Thursday, September 29, 2011

Marrakech: The Red City



The Red City
What to expect from Morocco? Like ‘Casablanca’ and ‘Fez’ and ‘Tangiers’ the mere name evoked a whole slew of exotic and even mythic assumptions: from hoards of demanding beggars to Rick’s Cafe (“have you got the papers?”) to the creepy dreamworld of Paul Bowles’ “The Sheltering Sky”...what to expect? 
Marrakech riad

But the city I was headed to was Marrakech: surely there would at least be camels in the streets and crazy trance dancers in the Djemaa El Fna? Well, yes to both of those, plus much more: the dense and whiffy souks, the elegant Almoravid minaret called the Koutoubia, the elegant French cafes (which will serve you a cold ‘Casablanca’ brand beer if you sit inside, off the street), the absorbing back lanes of the medina where an intensely busy daily life plays out in the streets, the ruins of magnificent palaces, the crumbling walls of the kasbah. 
And in the case of Marrakech, all painted with a red brush. The city is often called ‘The Red City’ because both its ancient walls and the modern buildings of the new town outside the old medina are painted a monochromatic ochre-red.

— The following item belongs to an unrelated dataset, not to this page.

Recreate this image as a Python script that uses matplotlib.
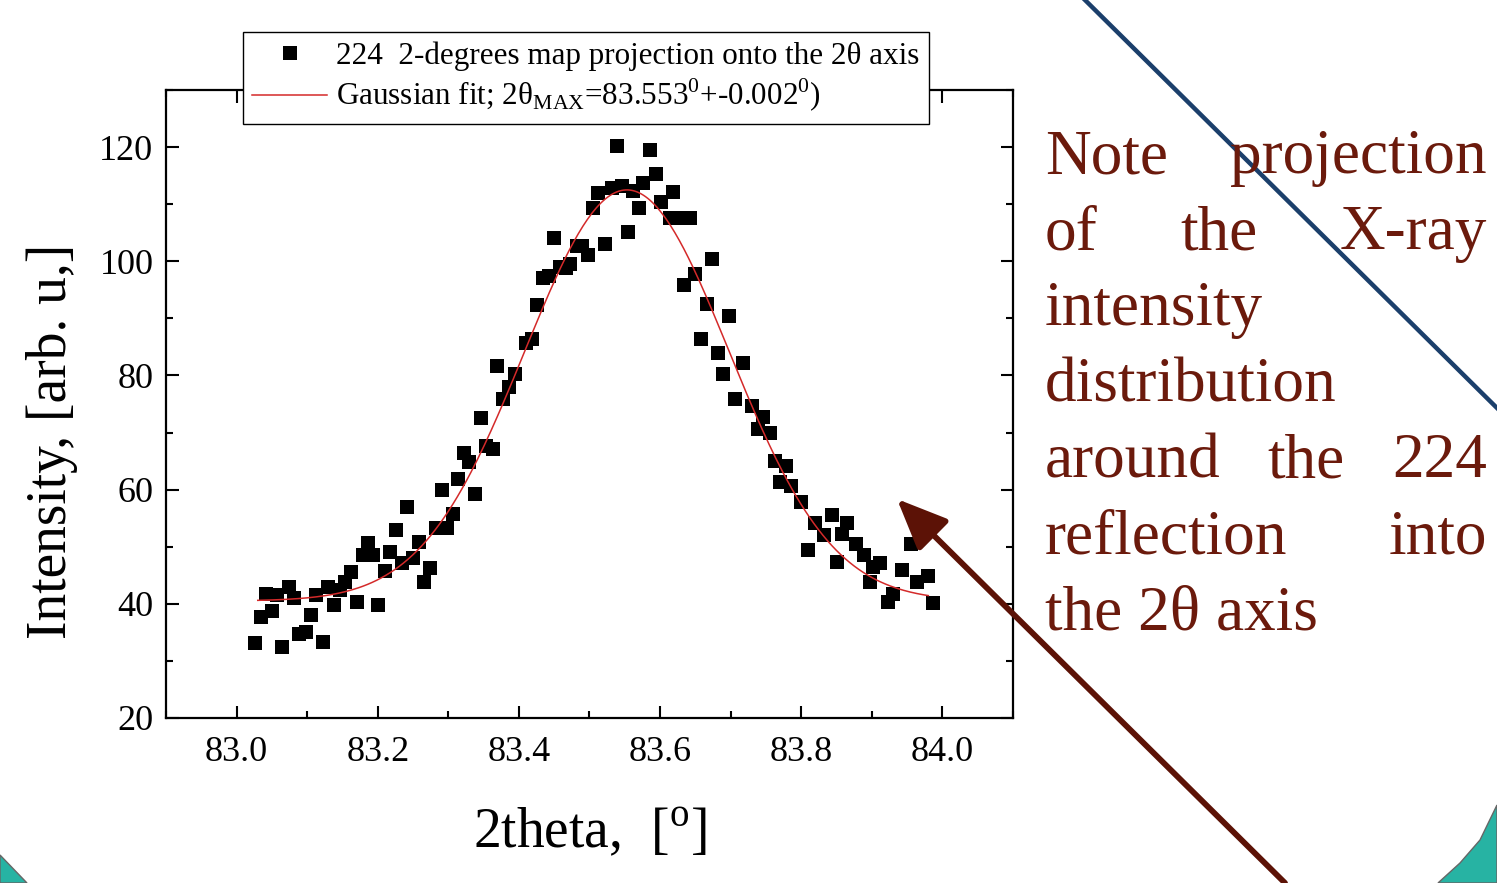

Nightlife in Djemma El Fna
Highight: the great square called Djemma El Fna (pronounce it how you will!) where in the evenings the tourists come to eat at the food stalls belching savoury smoke; and the locals come to promenade in family groups and gather around the story-tellers and fortune-tellers and bands...entertainment like you’ve never seen anywhere else. Trance-dancers moving to the musicians’ beat; snake charmers winding their charges around the tourists’ necks; moneys on leashes and piles and piles of dates and apricots for sale, mounds of oranges ready for juicing. 
The "beautiful ruin" of the El badi Palace



Highlight: the remains of the great El Badi Palace, built by the Saadian Sultan Ahmad Al-Mansur in the 16th century. Once there were great reflecting pools, and the red walls were clad in marble and gold. But the sultan’s predecessor stripped and wrecked the great palace after his victory over the Sultan. There is a story that the Sultan, surveying his wonderous palace in it’s heyday, asked his jester what he thought of it. The jester is supposed to have wittily replied’ “it will make a wonderful ruin”...as indeed it does. 
As an added bonus, one of the remaining palace rooms now houses a precious relic of Islamic religious art: the ancient Minbar of the Koutoubia. If, like me, you first thought that was ‘minibar’, think again...a minbar is a kind of stepped pulpit from which the imam of a mosque presents his pronouncements. This one was built in Cordoba in Spain, in 1139 in the days when the Arabs controlled Andulucia, and is a marvel of intricate carving and inlay work.

The serene Saadian tombs
Highlight: the Saadian tombs...it took several abortive attempts and a short period of disoriented lost-ness in the backstreets (interesting in itself) to find the tombs, which were just closing...but perseverence prevailed and at last we were able to spend some time in the quiet enclave where the Saadian sultans, their families and courtiers are buried. They date from the same era as the palace (1578-1603), but the warlike successor to the Sultan did not destroy them but walled them off. They were only rediscovered in 1917 by an earlier aerial reconnaisance. As is common for muslim tombs, the resting places are marked only by low-level and low-key marble slabs, decorated in beautiful mosaics. 
Student accom: Ben Youssef Medressa

Highlight: the most beautiful building in Marrakech, the Ben Youssef Medressa, an Islamic school which once housed 800 students. Today you can visit the medressa’s beuatifully-proportioned inner courtyard and reflecting pool, see wonderfully intact mosaic work on the walls, and a couple of upstairs rooms furnished as they would have been when students lived and studied there.


There’s more...the Jardin Marjorelle dating from the 20th century; the souks (where slaves were still sold until the 1920s), the oldest building in Marrakesh, a small kiosk which is an example of the earliest Almoravid architectural features; the herbalists of Marrakech who will sell you a concoction for any aliment you may have; the tagines and mint tea and fire twirlers of the evening restaurants...The Red City is full of fascination.